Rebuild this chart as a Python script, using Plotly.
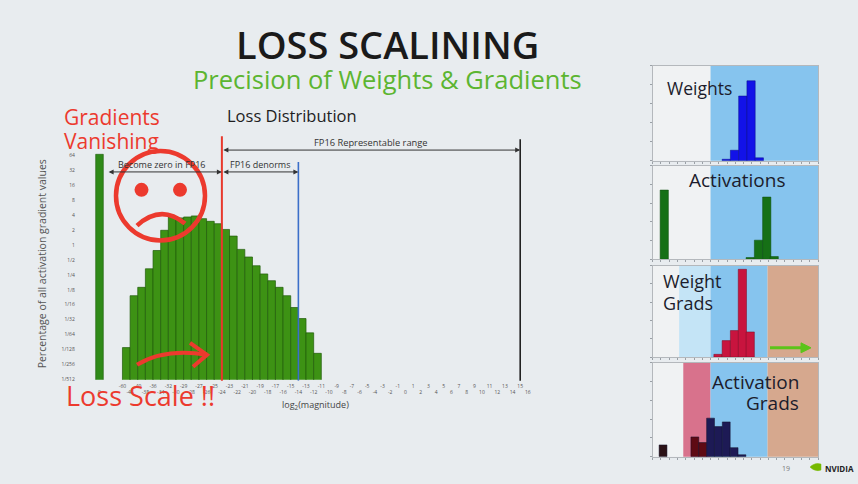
import math
import plotly.graph_objects as go

W, H = 858, 484
def px(x):
    return x / W
def py(y):
    return 1 - y / H

FONT = "Open Sans"
BG = "#e8ecef"

# ---------------- main histogram data ----------------
x_tick_labels = ["0", "", "", "-60", "-45", "-40", "-38", "-36", "-34", "-32", "-30",
                 "-29", "-28", "-27", "-26", "-25", "-24"] + [str(v) for v in range(-23, 17)]
zero_bin_index = 0
zero_bin_pct = [66]
hist_first_index = 3
hist_pct = [0.0086, 0.095, 0.14, 0.33, 0.77, 1.96, 3.63, 3.48, 3.63, 3.81, 3.36, 2.97, 2.66,
            2.04, 1.5, 0.81, 0.57, 0.38, 0.26, 0.19, 0.14, 0.095, 0.055, 0.033, 0.017, 0.0066]
y_tick_exps = list(range(-9, 7))
y_tick_labels = ["1/512", "1/256", "1/128", "1/64", "1/32", "1/16", "1/8", "1/4", "1/2",
                 "1", "2", "4", "8", "16", "32", "64"]
fp16_min_idx = x_tick_labels.index("-24")
denorm_end_idx = x_tick_labels.index("-14")
fp16_max_idx = x_tick_labels.index("15")

# ---------------- small panels data ----------------
w_bins = [8.9, 9.9, 10.9, 11.9, 12.9]
w_vals = [0.015, 0.11, 0.68, 0.84, 0.03]
a_bins = [1.4, 11.8, 12.8, 13.8, 14.7]
a_vals = [0.74, 0.02, 0.205, 0.665, 0.03]
wg_bins = [7.9, 8.9, 9.9, 10.85, 11.8]
wg_vals = [0.03, 0.18, 0.29, 0.96, 0.275]
ag_bins = [1.25, 5.1, 6.05, 7.0, 7.95, 8.9, 9.85, 10.8]
ag_vals = [0.125, 0.21, 0.15, 0.41, 0.32, 0.37, 0.096, 0.02]
ag_colors = ["#2b1216", "#5e0a14", "#5e0a14", "#1d1a55", "#1d1a55", "#1d1a55", "#1d1a55", "#1d1a55"]

# band edges (bin units) for each panel: (start, end, colour)
bands = {
    2: [(7.0, 20.0, "#86c4ee")],
    3: [(7.0, 20.0, "#86c4ee")],
    4: [(3.2, 7.0, "#c4e4f6"), (7.0, 13.9, "#86c4ee"), (13.9, 20.0, "#d6a88e")],
    5: [(3.7, 7.0, "#d8728c"), (7.0, 13.9, "#86c4ee"), (13.9, 20.0, "#d6a88e")],
}

fig = go.Figure()

fig.add_trace(go.Bar(x=[zero_bin_index], y=zero_bin_pct, width=1,
                     marker=dict(color="#2f8a18", line=dict(color="#1f5e0c", width=0.6)),
                     xaxis="x", yaxis="y", showlegend=False))
fig.add_trace(go.Bar(x=[hist_first_index + 0.5 + i for i in range(len(hist_pct))], y=hist_pct, width=1,
                     marker=dict(color="#3d9214", line=dict(color="#215c0a", width=0.7)),
                     xaxis="x", yaxis="y", showlegend=False))

fig.add_trace(go.Bar(x=w_bins, y=w_vals, width=1, marker=dict(color="#1212e8", line=dict(color="#0a0a8a", width=0.5)),
                     xaxis="x2", yaxis="y2", showlegend=False))
fig.add_trace(go.Bar(x=a_bins, y=a_vals, width=1, marker=dict(color="#167016", line=dict(color="#0c4a0c", width=0.5)),
                     xaxis="x3", yaxis="y3", showlegend=False))
fig.add_trace(go.Bar(x=wg_bins, y=wg_vals, width=1, marker=dict(color="#c8143e", line=dict(color="#7a0a22", width=0.5)),
                     xaxis="x4", yaxis="y4", showlegend=False))
fig.add_trace(go.Bar(x=ag_bins, y=ag_vals, width=0.95, marker=dict(color=ag_colors, line=dict(color="#10102a", width=0.5)),
                     xaxis="x5", yaxis="y5", showlegend=False))

# main axes
main_x_dom = [px(91.85), px(535.5)]
main_y_dom = [py(382), py(138)]
L2 = math.log10(2)

layout = dict(
    width=W, height=H,
    margin=dict(l=0, r=0, t=0, b=0),
    paper_bgcolor=BG,
    plot_bgcolor="rgba(0,0,0,0)",
    barmode="overlay",
    font=dict(family=FONT, color="#333"),
    xaxis=dict(domain=main_x_dom, range=[-1, 57], tickvals=list(range(len(x_tick_labels))),
               ticktext=[(t if i % 2 == 1 else "<br>" + t) for i, t in enumerate(x_tick_labels)],
               tickangle=0, tickfont=dict(size=5, color="#555"), showgrid=False, zeroline=False,
               showline=False, ticks="", ticklabelstandoff=2, anchor="y"),
    yaxis=dict(domain=main_y_dom, type="log", range=[-9 * L2, 7.19 * L2],
               tickvals=[2 ** e for e in y_tick_exps], ticktext=y_tick_labels,
               tickfont=dict(size=5, color="#555"), showgrid=False, zeroline=False, showline=False,
               ticks="", ticklabelstandoff=16, anchor="x"),
)

panel_y = {2: (66, 161.7), 3: (166.7, 261), 4: (267.3, 359.3), 5: (365, 459.5)}
for i, (yt, yb) in panel_y.items():
    layout[f"xaxis{i}"] = dict(domain=[px(652.7), px(818)], range=[0, 20], anchor=f"y{i}",
                               showline=True, mirror=True, linecolor="#b4b8bc", linewidth=1,
                               ticks="outside", ticklen=2, tickcolor="#9aa0a6", dtick=1,
                               showticklabels=False, showgrid=False, zeroline=False)
    layout[f"yaxis{i}"] = dict(domain=[py(yb), py(yt)], range=[0, 1], anchor=f"x{i}",
                               showline=True, mirror=True, linecolor="#b4b8bc", linewidth=1,
                               ticks="outside", ticklen=2, tickcolor="#9aa0a6", dtick=0.2,
                               showticklabels=False, showgrid=False, zeroline=False)

shapes = []
for i in panel_y:
    shapes.append(dict(type="rect", xref=f"x{i} domain", yref=f"y{i} domain", x0=0, x1=1, y0=0, y1=1,
                       fillcolor="#f0f2f3", line=dict(width=0), layer="below"))
    for (b0, b1, col) in bands[i]:
        shapes.append(dict(type="rect", xref=f"x{i}", yref=f"y{i} domain", x0=b0, x1=b1, y0=0, y1=1,
                           fillcolor=col, line=dict(width=0), layer="below"))

# vertical reference lines
shapes.append(dict(type="line", xref="x", yref="paper", x0=fp16_min_idx, x1=fp16_min_idx,
                   y0=py(383), y1=py(137), line=dict(color="#e8392c", width=2)))
shapes.append(dict(type="line", xref="x", yref="paper", x0=denorm_end_idx, x1=denorm_end_idx,
                   y0=py(383), y1=py(163), line=dict(color="#3b6fc9", width=1.6)))
shapes.append(dict(type="line", xref="x", yref="paper", x0=fp16_max_idx, x1=fp16_max_idx,
                   y0=py(383), y1=py(140), line=dict(color="#222", width=1.6)))

RED = "#ec3a2e"
# sad face
shapes.append(dict(type="circle", xref="paper", yref="paper", x0=px(116), x1=px(205), y0=py(242), y1=py(152),
                   line=dict(color=RED, width=4.5)))
for ex in (141.5, 180):
    shapes.append(dict(type="circle", xref="paper", yref="paper", x0=px(ex - 7), x1=px(ex + 7),
                       y0=py(198), y1=py(184), fillcolor=RED, line=dict(color=RED, width=0)))
shapes.append(dict(type="path", xref="paper", yref="paper",
                   path=f"M {px(137)} {py(227)} Q {px(161)} {py(205)} {px(185)} {py(225)}",
                   line=dict(color=RED, width=4.5)))
# hand drawn arrow
shapes.append(dict(type="path", xref="paper", yref="paper",
                   path=f"M {px(137)} {py(367)} Q {px(165)} {py(350)} {px(207)} {py(357)}",
                   line=dict(color=RED, width=4)))
shapes.append(dict(type="path", xref="paper", yref="paper",
                   path=f"M {px(190)} {py(345)} L {px(207)} {py(357)} L {px(193)} {py(369)}",
                   line=dict(color=RED, width=4)))
# green arrow in weight grads panel
shapes.append(dict(type="line", xref="paper", yref="paper", x0=px(770), x1=px(803), y0=py(350), y1=py(350),
                   line=dict(color="#5cc41a", width=3)))
shapes.append(dict(type="path", xref="paper", yref="paper",
                   path=f"M {px(801)} {py(345)} L {px(811)} {py(350)} L {px(801)} {py(355)} Z",
                   fillcolor="#5cc41a", line=dict(color="#5cc41a", width=1)))
# nvidia logo eye
shapes.append(dict(type="path", xref="paper", yref="paper",
                   path=f"M {px(810)} {py(470)} Q {px(815)} {py(465)} {px(821)} {py(467)} L {px(821)} {py(473)} Q {px(815)} {py(475)} {px(810)} {py(470)} Z",
                   fillcolor="#76b900", line=dict(color="#76b900", width=0.5)))
layout["shapes"] = shapes

def yd(ypix):
    return (382 - ypix) / (382 - 138)

ann = []
# range arrows
for (a, b, ypx) in [(fp16_min_idx, fp16_max_idx, 151), (fp16_min_idx, denorm_end_idx, 173), (1, fp16_min_idx, 173)]:
    ann.append(dict(x=b, y=yd(ypx), xref="x", yref="y domain", ax=a, ay=yd(ypx), axref="x", ayref="y domain",
                    text="", showarrow=True, arrowhead=2, arrowside="end+start", arrowsize=1,
                    arrowwidth=1, arrowcolor="#333"))
ann.append(dict(x=35.5, y=yd(143), xref="x", yref="y domain", text="FP16 Representable range",
                showarrow=False, xanchor="center", yanchor="middle", font=dict(size=9.3, color="#333")))

def txt(x, y, s, size, color, xanchor="center", weight=None):
    f = dict(size=size, color=color, family=FONT)
    if weight:
        f["weight"] = weight
    ann.append(dict(x=px(x), y=py(y), xref="paper", yref="paper", text=s, showarrow=False,
                    xanchor=xanchor, yanchor="middle", font=f))

txt(260, 166, "FP16 denorms", 9, "#333")
txt(162, 166, "Become zero in FP16", 9, "#333")
txt(387, 44, "LOSS SCALINING", 38, "#1a1a1a", weight=600)
txt(387, 79, "Precision of Weights &amp; Gradients", 25.5, "#5cb531")
txt(292, 116, "Loss Distribution", 16.5, "#1e1e1e")
txt(62, 118, "Gradients", 21, RED, xanchor="left")
txt(62, 142, "Vanishing", 21, RED, xanchor="left")
txt(64, 398, "Loss Scale !!", 27, RED, xanchor="left")
txt(315, 408, "log<sub>2</sub>(magnitude)", 9, "#444")
ann.append(dict(x=px(42), y=py(266), xref="paper", yref="paper", text="Percentage of all activation gradient values",
                showarrow=False, textangle=-90, xanchor="center", yanchor="middle",
                font=dict(size=10.5, color="#555", family=FONT)))

txt(665, 89, "Weights", 17.5, "#1c1c2c", xanchor="left")
txt(737, 181, "Activations", 19, "#1c1c2c")
txt(661, 283, "Weight", 18, "#1c1c2c", xanchor="left")
txt(661, 305, "Grads", 18, "#1c1c2c", xanchor="left")
txt(801, 384, "Activation", 19, "#1c1c2c", xanchor="right")
txt(801, 406, "Grads", 19, "#1c1c2c", xanchor="right")
txt(786, 471, "19", 7, "#777")
txt(823, 471, "NVIDIA", 8, "#222", xanchor="left", weight=700)

layout["annotations"] = ann
fig.update_layout(**layout)
fig.write_html(
    "out.html",
    config={"displayModeBar": False},
    post_script=f"document.body.style.margin='0';document.body.style.background='{BG}';document.body.style.overflow='hidden';",
)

+++

#### [Your goal]
Skip the pictures and restate exactly the lines from the beginning of the listing to the line with "fig = go.Figure()", that line included.

#### [Answer to the task]
Rebuild this chart as a Python script, using Plotly.
import math
import plotly.graph_objects as go

W, H = 858, 484
def px(x):
    return x / W
def py(y):
    return 1 - y / H

FONT = "Open Sans"
BG = "#e8ecef"

# ---------------- main histogram data ----------------
x_tick_labels = ["0", "", "", "-60", "-45", "-40", "-38", "-36", "-34", "-32", "-30",
                 "-29", "-28", "-27", "-26", "-25", "-24"] + [str(v) for v in range(-23, 17)]
zero_bin_index = 0
zero_bin_pct = [66]
hist_first_index = 3
hist_pct = [0.0086, 0.095, 0.14, 0.33, 0.77, 1.96, 3.63, 3.48, 3.63, 3.81, 3.36, 2.97, 2.66,
            2.04, 1.5, 0.81, 0.57, 0.38, 0.26, 0.19, 0.14, 0.095, 0.055, 0.033, 0.017, 0.0066]
y_tick_exps = list(range(-9, 7))
y_tick_labels = ["1/512", "1/256", "1/128", "1/64", "1/32", "1/16", "1/8", "1/4", "1/2",
                 "1", "2", "4", "8", "16", "32", "64"]
fp16_min_idx = x_tick_labels.index("-24")
denorm_end_idx = x_tick_labels.index("-14")
fp16_max_idx = x_tick_labels.index("15")

# ---------------- small panels data ----------------
w_bins = [8.9, 9.9, 10.9, 11.9, 12.9]
w_vals = [0.015, 0.11, 0.68, 0.84, 0.03]
a_bins = [1.4, 11.8, 12.8, 13.8, 14.7]
a_vals = [0.74, 0.02, 0.205, 0.665, 0.03]
wg_bins = [7.9, 8.9, 9.9, 10.85, 11.8]
wg_vals = [0.03, 0.18, 0.29, 0.96, 0.275]
ag_bins = [1.25, 5.1, 6.05, 7.0, 7.95, 8.9, 9.85, 10.8]
ag_vals = [0.125, 0.21, 0.15, 0.41, 0.32, 0.37, 0.096, 0.02]
ag_colors = ["#2b1216", "#5e0a14", "#5e0a14", "#1d1a55", "#1d1a55", "#1d1a55", "#1d1a55", "#1d1a55"]

# band edges (bin units) for each panel: (start, end, colour)
bands = {
    2: [(7.0, 20.0, "#86c4ee")],
    3: [(7.0, 20.0, "#86c4ee")],
    4: [(3.2, 7.0, "#c4e4f6"), (7.0, 13.9, "#86c4ee"), (13.9, 20.0, "#d6a88e")],
    5: [(3.7, 7.0, "#d8728c"), (7.0, 13.9, "#86c4ee"), (13.9, 20.0, "#d6a88e")],
}

fig = go.Figure()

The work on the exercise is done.